Doctoral Dissertations

Date of Award


Degree Type


Degree Name

Doctor of Philosophy


Civil Engineering

Major Professor

Dayakar Penumadu

Committee Members

Khalid Alshibli, Timothy Truster, David Keffer


The present work aims at developing and validating numerical modeling strategies in granular materials impacted by a projectile. The focus is on two regions: (a) near-field: region near the tip and along the path of a projectile where comminution of grains is significant, (b) intermediate-field: region far from the projectile where grain-scale interactions are important but stresses are not high enough to cause crushing of the grains.

A novel framework has been introduced and validated wherein particle shape captured using X-ray CT imaging was incorporated in FEM simulations using shell elements for simulating triaxial boundary value problems. The results indicate an increase in computational efficiency and usefulness of the approach in modeling sands in the intermediate field of impacting projectiles. The role of grain morphology and inter-granular friction in the shearing of the granular materials was explored since both these parameters significantly affect the mechanical response. It was observed that the influence of particle angularity is less pronounced as the inter-granular friction decreases. Furthermore, the near tip region of the granular material was investigated based on a 1D compression stress path with modeling of grain fragmentation based on damage mechanics. These approaches when applied together represent multiple physical scales associated with multi-physics phenomena.

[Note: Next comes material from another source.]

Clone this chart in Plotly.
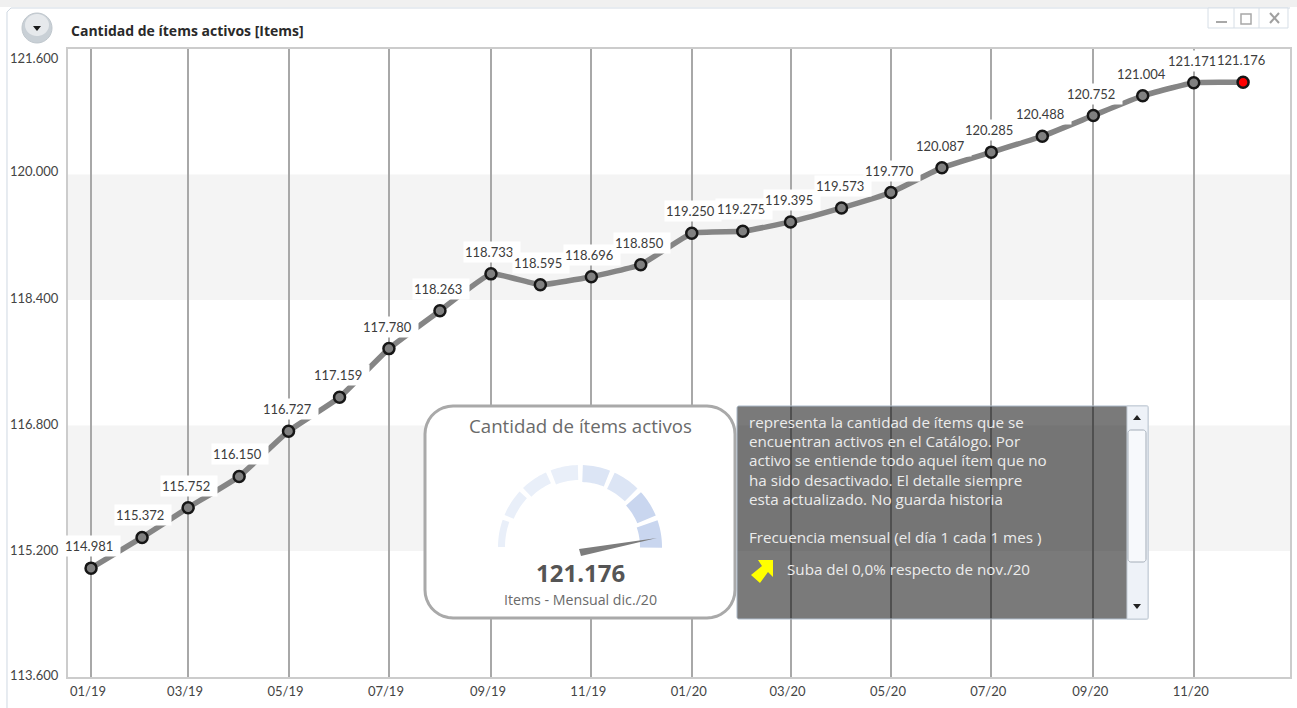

The latter part of this dissertation focuses on exploring the effect of partial saturation on the strength of granular materials. Direct pore-scale modeling and experiments have been used to predict and validate the Soil Water Retention Curves (SWRC) in the round and angular sands. It was observed that the angular sand exhibited higher capillary suction and a higher void ratio compared to the rounded sand at the same relative density. Furthermore, the spatial distribution of the fluids and pore space was quantified out using a mathematical framework known as persistent homology. FEM and pore-scale modeling approaches were then used concurrently to estimate capillary pressures at different axial strains in a 1D compression loading. These predictions suggest that the effect of partial saturation should be considered in the near field region and can be ignored in the far-field region for simulating penetration in partially saturated sands.